**Your task**: Produce the listing below again, exactly as shown.

···

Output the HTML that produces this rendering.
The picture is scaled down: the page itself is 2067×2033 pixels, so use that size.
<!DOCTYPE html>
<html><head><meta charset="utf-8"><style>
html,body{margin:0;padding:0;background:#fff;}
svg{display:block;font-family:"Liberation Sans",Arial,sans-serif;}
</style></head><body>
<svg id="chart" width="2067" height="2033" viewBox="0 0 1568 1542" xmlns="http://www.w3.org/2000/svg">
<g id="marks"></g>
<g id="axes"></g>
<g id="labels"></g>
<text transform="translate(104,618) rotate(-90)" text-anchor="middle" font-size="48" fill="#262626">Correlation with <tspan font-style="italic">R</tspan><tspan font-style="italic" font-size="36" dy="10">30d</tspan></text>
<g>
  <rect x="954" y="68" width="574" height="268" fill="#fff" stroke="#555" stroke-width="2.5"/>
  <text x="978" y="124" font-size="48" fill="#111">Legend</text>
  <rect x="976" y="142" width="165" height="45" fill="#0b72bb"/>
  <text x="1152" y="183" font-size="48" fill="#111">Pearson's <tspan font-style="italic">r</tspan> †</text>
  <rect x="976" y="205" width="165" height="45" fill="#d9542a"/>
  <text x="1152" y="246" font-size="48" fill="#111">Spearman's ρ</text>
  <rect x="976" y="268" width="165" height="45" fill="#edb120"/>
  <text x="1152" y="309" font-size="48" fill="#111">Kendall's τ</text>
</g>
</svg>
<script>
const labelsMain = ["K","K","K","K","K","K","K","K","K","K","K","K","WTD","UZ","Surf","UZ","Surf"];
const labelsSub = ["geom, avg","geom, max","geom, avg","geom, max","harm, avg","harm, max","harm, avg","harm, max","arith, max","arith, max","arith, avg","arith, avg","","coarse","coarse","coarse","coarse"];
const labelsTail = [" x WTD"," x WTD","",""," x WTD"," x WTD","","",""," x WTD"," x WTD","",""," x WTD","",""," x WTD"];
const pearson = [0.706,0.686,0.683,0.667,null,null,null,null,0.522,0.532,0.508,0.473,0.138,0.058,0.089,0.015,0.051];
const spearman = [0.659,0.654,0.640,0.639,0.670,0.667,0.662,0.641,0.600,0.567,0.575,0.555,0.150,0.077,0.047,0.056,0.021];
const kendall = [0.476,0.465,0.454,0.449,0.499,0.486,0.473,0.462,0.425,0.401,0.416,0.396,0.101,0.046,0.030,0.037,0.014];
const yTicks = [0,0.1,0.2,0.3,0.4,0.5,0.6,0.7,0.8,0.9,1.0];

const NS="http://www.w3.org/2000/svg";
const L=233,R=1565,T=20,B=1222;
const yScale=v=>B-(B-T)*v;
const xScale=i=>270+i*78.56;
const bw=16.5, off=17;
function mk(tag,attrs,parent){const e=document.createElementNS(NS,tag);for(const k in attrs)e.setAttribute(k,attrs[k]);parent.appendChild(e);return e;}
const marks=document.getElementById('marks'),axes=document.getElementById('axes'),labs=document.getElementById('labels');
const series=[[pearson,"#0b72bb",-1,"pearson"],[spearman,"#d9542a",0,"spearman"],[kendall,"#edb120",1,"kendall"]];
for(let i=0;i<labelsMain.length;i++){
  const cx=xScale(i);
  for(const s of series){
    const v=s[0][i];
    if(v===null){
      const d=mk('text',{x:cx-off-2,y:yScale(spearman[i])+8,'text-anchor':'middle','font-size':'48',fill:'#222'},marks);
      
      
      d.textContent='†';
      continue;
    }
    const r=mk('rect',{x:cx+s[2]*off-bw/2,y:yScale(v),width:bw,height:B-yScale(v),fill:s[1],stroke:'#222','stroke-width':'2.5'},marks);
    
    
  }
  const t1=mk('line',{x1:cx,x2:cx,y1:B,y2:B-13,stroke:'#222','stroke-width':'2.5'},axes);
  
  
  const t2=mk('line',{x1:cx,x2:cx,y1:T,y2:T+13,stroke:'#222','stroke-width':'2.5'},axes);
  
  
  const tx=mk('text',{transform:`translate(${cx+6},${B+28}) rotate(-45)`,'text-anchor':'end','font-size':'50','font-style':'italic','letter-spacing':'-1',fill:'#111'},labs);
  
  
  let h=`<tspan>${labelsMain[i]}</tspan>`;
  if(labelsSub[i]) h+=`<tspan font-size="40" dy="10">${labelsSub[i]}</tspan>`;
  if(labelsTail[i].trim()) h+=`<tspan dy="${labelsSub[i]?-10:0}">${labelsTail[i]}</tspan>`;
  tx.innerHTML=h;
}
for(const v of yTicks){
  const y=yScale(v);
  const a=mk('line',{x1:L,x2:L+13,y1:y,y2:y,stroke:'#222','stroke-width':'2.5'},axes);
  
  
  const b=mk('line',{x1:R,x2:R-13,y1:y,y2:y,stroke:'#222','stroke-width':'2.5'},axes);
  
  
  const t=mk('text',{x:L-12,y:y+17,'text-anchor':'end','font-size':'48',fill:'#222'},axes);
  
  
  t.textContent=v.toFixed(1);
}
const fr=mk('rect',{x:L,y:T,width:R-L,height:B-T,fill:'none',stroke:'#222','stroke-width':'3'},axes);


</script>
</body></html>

···

**The response**:
Output the HTML that produces this rendering.
The picture is scaled down: the page itself is 2067×2033 pixels, so use that size.
<!DOCTYPE html>
<html><head><meta charset="utf-8"><style>
html,body{margin:0;padding:0;background:#fff;}
svg{display:block;font-family:"Liberation Sans",Arial,sans-serif;}
</style></head><body>
<svg id="chart" width="2067" height="2033" viewBox="0 0 1568 1542" xmlns="http://www.w3.org/2000/svg">
<g id="marks"></g>
<g id="axes"></g>
<g id="labels"></g>
<text transform="translate(104,618) rotate(-90)" text-anchor="middle" font-size="48" fill="#262626">Correlation with <tspan font-style="italic">R</tspan><tspan font-style="italic" font-size="36" dy="10">30d</tspan></text>
<g>
  <rect x="954" y="68" width="574" height="268" fill="#fff" stroke="#555" stroke-width="2.5"/>
  <text x="978" y="124" font-size="48" fill="#111">Legend</text>
  <rect x="976" y="142" width="165" height="45" fill="#0b72bb"/>
  <text x="1152" y="183" font-size="48" fill="#111">Pearson's <tspan font-style="italic">r</tspan> †</text>
  <rect x="976" y="205" width="165" height="45" fill="#d9542a"/>
  <text x="1152" y="246" font-size="48" fill="#111">Spearman's ρ</text>
  <rect x="976" y="268" width="165" height="45" fill="#edb120"/>
  <text x="1152" y="309" font-size="48" fill="#111">Kendall's τ</text>
</g>
</svg>
<script>
const labelsMain = ["K","K","K","K","K","K","K","K","K","K","K","K","WTD","UZ","Surf","UZ","Surf"];
const labelsSub = ["geom, avg","geom, max","geom, avg","geom, max","harm, avg","harm, max","harm, avg","harm, max","arith, max","arith, max","arith, avg","arith, avg","","coarse","coarse","coarse","coarse"];
const labelsTail = [" x WTD"," x WTD","",""," x WTD"," x WTD","","",""," x WTD"," x WTD","",""," x WTD","",""," x WTD"];
const pearson = [0.706,0.686,0.683,0.667,null,null,null,null,0.522,0.532,0.508,0.473,0.138,0.058,0.089,0.015,0.051];
const spearman = [0.659,0.654,0.640,0.639,0.670,0.667,0.662,0.641,0.600,0.567,0.575,0.555,0.150,0.077,0.047,0.056,0.021];
const kendall = [0.476,0.465,0.454,0.449,0.499,0.486,0.473,0.462,0.425,0.401,0.416,0.396,0.101,0.046,0.030,0.037,0.014];
const yTicks = [0,0.1,0.2,0.3,0.4,0.5,0.6,0.7,0.8,0.9,1.0];

const NS="http://www.w3.org/2000/svg";
const L=233,R=1565,T=20,B=1222;
const yScale=v=>B-(B-T)*v;
const xScale=i=>270+i*78.56;
const bw=16.5, off=17;
function mk(tag,attrs,parent){const e=document.createElementNS(NS,tag);for(const k in attrs)e.setAttribute(k,attrs[k]);parent.appendChild(e);return e;}
const marks=document.getElementById('marks'),axes=document.getElementById('axes'),labs=document.getElementById('labels');
const series=[[pearson,"#0b72bb",-1,"pearson"],[spearman,"#d9542a",0,"spearman"],[kendall,"#edb120",1,"kendall"]];
for(let i=0;i<labelsMain.length;i++){
  const cx=xScale(i);
  for(const s of series){
    const v=s[0][i];
    if(v===null){
      const d=mk('text',{x:cx-off-2,y:yScale(spearman[i])+8,'text-anchor':'middle','font-size':'48',fill:'#222'},marks);
      
      
      d.textContent='†';
      continue;
    }
    const r=mk('rect',{x:cx+s[2]*off-bw/2,y:yScale(v),width:bw,height:B-yScale(v),fill:s[1],stroke:'#222','stroke-width':'2.5'},marks);
    
    
  }
  const t1=mk('line',{x1:cx,x2:cx,y1:B,y2:B-13,stroke:'#222','stroke-width':'2.5'},axes);
  
  
  const t2=mk('line',{x1:cx,x2:cx,y1:T,y2:T+13,stroke:'#222','stroke-width':'2.5'},axes);
  
  
  const tx=mk('text',{transform:`translate(${cx+6},${B+28}) rotate(-45)`,'text-anchor':'end','font-size':'50','font-style':'italic','letter-spacing':'-1',fill:'#111'},labs);
  
  
  let h=`<tspan>${labelsMain[i]}</tspan>`;
  if(labelsSub[i]) h+=`<tspan font-size="40" dy="10">${labelsSub[i]}</tspan>`;
  if(labelsTail[i].trim()) h+=`<tspan dy="${labelsSub[i]?-10:0}">${labelsTail[i]}</tspan>`;
  tx.innerHTML=h;
}
for(const v of yTicks){
  const y=yScale(v);
  const a=mk('line',{x1:L,x2:L+13,y1:y,y2:y,stroke:'#222','stroke-width':'2.5'},axes);
  
  
  const b=mk('line',{x1:R,x2:R-13,y1:y,y2:y,stroke:'#222','stroke-width':'2.5'},axes);
  
  
  const t=mk('text',{x:L-12,y:y+17,'text-anchor':'end','font-size':'48',fill:'#222'},axes);
  
  
  t.textContent=v.toFixed(1);
}
const fr=mk('rect',{x:L,y:T,width:R-L,height:B-T,fill:'none',stroke:'#222','stroke-width':'3'},axes);


</script>
</body></html>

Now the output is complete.